2023-04-28 10:48:28 -04:00
parent 9114255af5
commit c1782c5004
1 changed files with 14 additions and 0 deletions
--- a/daemon-common/cluster.py
+++ b/daemon-common/cluster.py
@@ -51,6 +51,8 @@ def getClusterHealth(zkhandler, node_list, vm_list, ceph_osd_list):
        "vm_stopped": 10,
        "osd_out": 50,
        "osd_down": 10,
        "osd_full": 50,
        "osd_nearfull": 10,
        "memory_overprovisioned": 50,
        "ceph_err": 50,
        "ceph_warn": 10,
@@ -110,6 +112,18 @@ def getClusterHealth(zkhandler, node_list, vm_list, ceph_osd_list):
                f"cluster: Ceph OSD {ceph_osd['id']} in {up_texts[ceph_osd['stats']['up']].upper()} state"
            )
        # Handle full or nearfull OSDs (>85%)

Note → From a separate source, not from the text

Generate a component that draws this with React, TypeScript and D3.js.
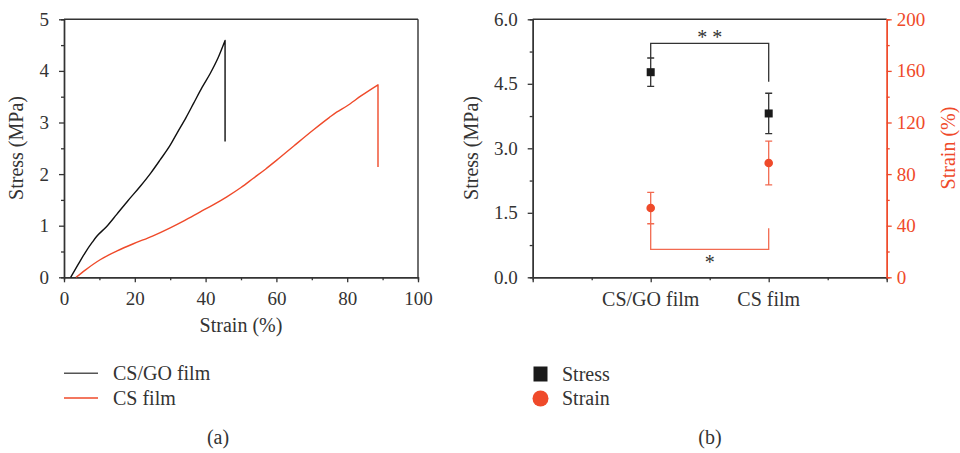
import React, { useEffect, useRef } from 'react';
import * as d3 from 'd3';

// (a) stress-strain curves (last point = the fracture drop)
const csgoStrain = [1.9, 4, 6, 8, 9.2, 12, 14.9, 18, 21.5, 24.5, 27.1, 30, 31.9, 34.5, 36.6, 39, 41.3, 43.5, 45.5, 45.5];
const csgoStress = [0, 0.25, 0.48, 0.68, 0.79, 0.98, 1.22, 1.48, 1.76, 2.02, 2.27, 2.56, 2.79, 3.1, 3.37, 3.68, 3.95, 4.25, 4.59, 2.63];
const csStrain = [3.4, 6, 10.2, 15, 19.6, 25, 30, 34, 38.5, 42, 46, 50, 53.5, 57, 60.1, 65, 70.5, 75, 77, 79.9, 84, 88.7, 88.7];
const csStress = [0, 0.14, 0.34, 0.51, 0.65, 0.8, 0.96, 1.1, 1.27, 1.4, 1.56, 1.74, 1.92, 2.1, 2.27, 2.55, 2.86, 3.1, 3.2, 3.32, 3.52, 3.73, 2.14];

// (b) mean values with error bars
const groups = ['CS/GO film', 'CS film'];
const stressMean = [4.77, 3.81];
const stressErr = [0.33, 0.47];
const strainMean = [53.7, 88.6];
const strainErr = [12.2, 17];

const stressTicks = [0, 1.5, 3.0, 4.5, 6.0];
const strainTicks = [0, 40, 80, 120, 160, 200];

const DARK = '#333';
const RED = '#ef4a2a';
const FONT = '"Liberation Serif", "Times New Roman", serif';

export default function App() {
  const ref = useRef<SVGSVGElement>(null);

  useEffect(() => {
    const svg = d3.select(ref.current);
    svg.selectAll('*').remove();

    const top = 19.3, bottom = 277.3;

    const styleAxis = (g: any, color: string) => {
      g.select('.domain').attr('stroke', color).attr('stroke-width', 1.4);
      g.selectAll('.tick line').attr('stroke', color).attr('stroke-width', 1.3);
      g.selectAll('.tick text').attr('fill', color).attr('font-size', 19).attr('font-family', FONT);
    };

    // ---------- panel (a) ----------
    const xa = d3.scaleLinear().domain([0, 100]).range([64, 418]);
    const ya = d3.scaleLinear().domain([0, 5]).range([bottom, top]);
    const pa = svg.append('g');

    pa.append('line').attr('x1', xa(0)).attr('x2', xa(100)).attr('y1', top).attr('y2', top)
      .attr('stroke', DARK).attr('stroke-width', 1.4);
    pa.append('line').attr('x1', xa(100)).attr('x2', xa(100)).attr('y1', top).attr('y2', bottom)
      .attr('stroke', DARK).attr('stroke-width', 1.4);

    pa.append('g').attr('transform', `translate(0,${bottom})`)
      .call(d3.axisBottom(xa).tickValues([10, 30, 50, 70, 90]).tickSize(3).tickFormat(() => ''))
      .call(g => styleAxis(g, DARK));
    pa.append('g').attr('transform', `translate(0,${bottom})`)
      .call(d3.axisBottom(xa).tickValues([0, 20, 40, 60, 80, 100]).tickSize(5).tickSizeOuter(0).tickPadding(9))
      .call(g => styleAxis(g, DARK));
    pa.append('g').attr('transform', `translate(${xa(0)},0)`)
      .call(d3.axisLeft(ya).tickValues([0.5, 1.5, 2.5, 3.5, 4.5]).tickSize(3).tickFormat(() => ''))
      .call(g => styleAxis(g, DARK));
    pa.append('g').attr('transform', `translate(${xa(0)},0)`)
      .call(d3.axisLeft(ya).tickValues([0, 1, 2, 3, 4, 5]).tickSize(5).tickSizeOuter(0).tickPadding(10).tickFormat(d3.format('d')))
      .call(g => styleAxis(g, DARK));

    // smooth rising part + straight vertical drop at fracture
    const drawCurve = (xs: number[], ys: number[], color: string) => {
      const n = xs.length - 1;
      const pts: [number, number][] = xs.slice(0, n).map((x, i) => [xa(x), ya(ys[i])]);
      const smooth = d3.line().curve(d3.curveMonotoneX)(pts) as string;
      pa.append('path')
        .attr('d', `${smooth}L${xa(xs[n])},${ya(ys[n])}`)
        .attr('fill', 'none').attr('stroke', color).attr('stroke-width', 1.4)
        .attr('stroke-linejoin', 'round');
    };
    drawCurve(csStrain, csStress, RED);
    drawCurve(csgoStrain, csgoStress, '#111');

    pa.append('text').attr('x', 241).attr('y', 332).attr('text-anchor', 'middle')
      .attr('font-size', 20).attr('font-family', FONT).attr('fill', DARK).text('Strain (%)');
    pa.append('text').attr('transform', `translate(23,148) rotate(-90)`).attr('text-anchor', 'middle')
      .attr('font-size', 20).attr('font-family', FONT).attr('fill', DARK).text('Stress (MPa)');

    // legend (a)
    const legA = [
      { label: 'CS/GO film', color: '#555' },
      { label: 'CS film', color: RED },
    ];
    legA.forEach((d, i) => {
      const y = 373.3 + i * 24.7;
      svg.append('line').attr('x1', 64).attr('x2', 98).attr('y1', y).attr('y2', y)
        .attr('stroke', d.color).attr('stroke-width', 1.6);
      svg.append('text').attr('x', 113).attr('y', y + 6.5).attr('font-size', 20)
        .attr('font-family', FONT).attr('fill', DARK).text(d.label);
    });
    svg.append('text').attr('x', 218).attr('y', 444).attr('text-anchor', 'middle')
      .attr('font-size', 20).attr('font-family', FONT).attr('fill', DARK).text('(a)');

    // ---------- panel (b) ----------
    const xb = d3.scaleLinear().domain([0, 3]).range([532.7, 886.7]);
    const yb = d3.scaleLinear().domain([0, 6]).range([bottom, top]);
    const yr = d3.scaleLinear().domain([0, 200]).range([bottom, top]);
    const pb = svg.append('g');

    pb.append('line').attr('x1', xb(0)).attr('x2', xb(3)).attr('y1', top).attr('y2', top)
      .attr('stroke', DARK).attr('stroke-width', 1.4);

    pb.append('g').attr('transform', `translate(0,${bottom})`)
      .call(d3.axisBottom(xb).tickValues([0.5, 1.5, 2.5]).tickSize(3).tickFormat(() => ''))
      .call(g => styleAxis(g, DARK));
    pb.append('g').attr('transform', `translate(0,${bottom})`)
      .call(d3.axisBottom(xb).tickValues([0, 1, 2, 3]).tickSize(5).tickSizeOuter(0).tickFormat(() => ''))
      .call(g => styleAxis(g, DARK));
    groups.forEach((g, i) => {
      pb.append('text').attr('x', xb(i + 1)).attr('y', 305.5).attr('text-anchor', 'middle')
        .attr('font-size', 20).attr('font-family', FONT).attr('fill', DARK).text(g);
    });

    pb.append('g').attr('transform', `translate(${xb(0)},0)`)
      .call(d3.axisLeft(yb).tickValues([0.75, 2.25, 3.75, 5.25]).tickSize(3).tickFormat(() => ''))
      .call(g => styleAxis(g, DARK));
    pb.append('g').attr('transform', `translate(${xb(0)},0)`)
      .call(d3.axisLeft(yb).tickValues(stressTicks).tickSize(5).tickSizeOuter(0).tickPadding(10).tickFormat(d3.format('.1f')))
      .call(g => styleAxis(g, DARK));

    pb.append('g').attr('transform', `translate(${xb(3)},0)`)
      .call(d3.axisRight(yr).tickValues([20, 60, 100, 140, 180]).tickSize(3).tickFormat(() => ''))
      .call(g => styleAxis(g, RED));
    pb.append('g').attr('transform', `translate(${xb(3)},0)`)
      .call(d3.axisRight(yr).tickValues(strainTicks).tickSize(5).tickSizeOuter(0).tickPadding(5).tickFormat(d3.format('d')))
      .call(g => styleAxis(g, RED));

    pb.append('text').attr('transform', `translate(478,148) rotate(-90)`).attr('text-anchor', 'middle')
      .attr('font-size', 20).attr('font-family', FONT).attr('fill', DARK).text('Stress (MPa)');
    pb.append('text').attr('transform', `translate(955,148) rotate(-90)`).attr('text-anchor', 'middle')
      .attr('font-size', 20).attr('font-family', FONT).attr('fill', RED).text('Strain (%)');

    // significance brackets
    const x1 = xb(1), x2 = xb(2);
    pb.append('path')
      .attr('d', `M${x1},${yb(stressMean[0] + stressErr[0])}V${yb(5.44)}H${x2}V${yb(4.55)}`)
      .attr('fill', 'none').attr('stroke', DARK).attr('stroke-width', 1.3);
    pb.append('text').attr('x', (x1 + x2) / 2).attr('y', 44).attr('text-anchor', 'middle')
      .attr('font-size', 20).attr('font-family', FONT).attr('fill', DARK).text('* *');
    pb.append('path')
      .attr('d', `M${x1},${yr(strainMean[0] - strainErr[0])}V${yr(21.7)}H${x2}V${yr(38)}`)
      .attr('fill', 'none').attr('stroke', '#f26a50').attr('stroke-width', 1.3);
    pb.append('text').attr('x', (x1 + x2) / 2).attr('y', 269).attr('text-anchor', 'middle')
      .attr('font-size', 20).attr('font-family', FONT).attr('fill', DARK).text('*');

    // error bars and markers
    const cap = 3.5;
    groups.forEach((_, i) => {
      const x = xb(i + 1);
      const sLo = yr(strainMean[i] - strainErr[i]), sHi = yr(strainMean[i] + strainErr[i]);
      pb.append('path').attr('d', `M${x},${sLo}V${sHi}M${x - cap},${sLo}H${x + cap}M${x - cap},${sHi}H${x + cap}`)
        .attr('stroke', '#f26a50').attr('stroke-width', 1.3).attr('fill', 'none');
      pb.append('circle').attr('cx', x).attr('cy', yr(strainMean[i])).attr('r', 4.3).attr('fill', RED);

      const tLo = yb(stressMean[i] - stressErr[i]), tHi = yb(stressMean[i] + stressErr[i]);
      pb.append('path').attr('d', `M${x},${tLo}V${tHi}M${x - cap},${tLo}H${x + cap}M${x - cap},${tHi}H${x + cap}`)
        .attr('stroke', DARK).attr('stroke-width', 1.3).attr('fill', 'none');
      pb.append('rect').attr('x', x - 4).attr('y', yb(stressMean[i]) - 4).attr('width', 8).attr('height', 8)
        .attr('fill', '#1a1a1a');
    });

    // legend (b)
    svg.append('rect').attr('x', 533.5).attr('y', 366.5).attr('width', 14).attr('height', 15).attr('fill', '#1a1a1a');
    svg.append('text').attr('x', 562).attr('y', 380.5).attr('font-size', 20)
      .attr('font-family', FONT).attr('fill', DARK).text('Stress');
    svg.append('ellipse').attr('cx', 540.5).attr('cy', 398.5).attr('rx', 8).attr('ry', 8).attr('fill', RED);
    svg.append('text').attr('x', 562).attr('y', 405).attr('font-size', 20)
      .attr('font-family', FONT).attr('fill', DARK).text('Strain');
    svg.append('text').attr('x', 710).attr('y', 444).attr('text-anchor', 'middle')
      .attr('font-size', 20).attr('font-family', FONT).attr('fill', DARK).text('(b)');
  }, []);

  return (
    <svg ref={ref} width={960} height={453}
      style={{ position: 'absolute', left: 0, top: 0, background: '#fff' }} />
  );
}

        if ceph_osd["stats"]["utilization"] >= 90:
            cluster_health_value -= health_delta_map["osd_full"]
            cluster_health_messages.append(
                f"cluster: Ceph OSD {ceph_osd['id']} is FULL ({ceph_osd['stats']['utilization']:.1f}% > 90%)"
            )
        elif ceph_osd["stats"]["utilization"] >= 85:
            cluster_health_value -= health_delta_map["osd_nearfull"]

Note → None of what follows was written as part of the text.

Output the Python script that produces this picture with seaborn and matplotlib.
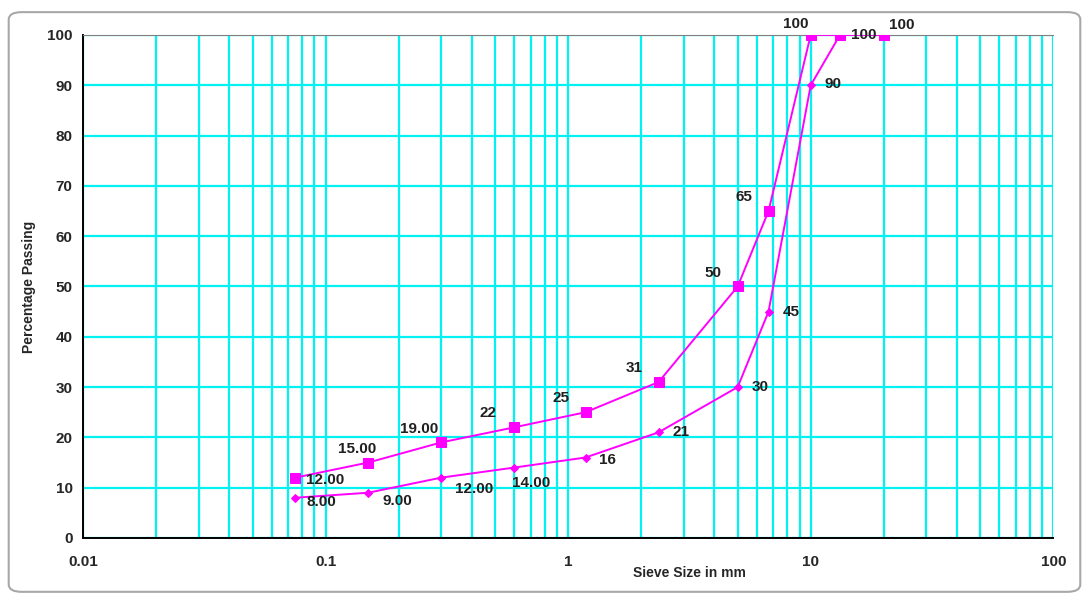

            cluster_health_messages.append(
                f"cluster: Ceph OSD {ceph_osd['id']} is NEARFULL ({ceph_osd['stats']['utilization']:.1f}% > 85%)"
            )
    # Check for (n-1) overprovisioning
    #   Assume X nodes. If the total VM memory allocation (counting only running VMss) is greater than
    #   the total memory of the (n-1) smallest nodes, trigger this warning.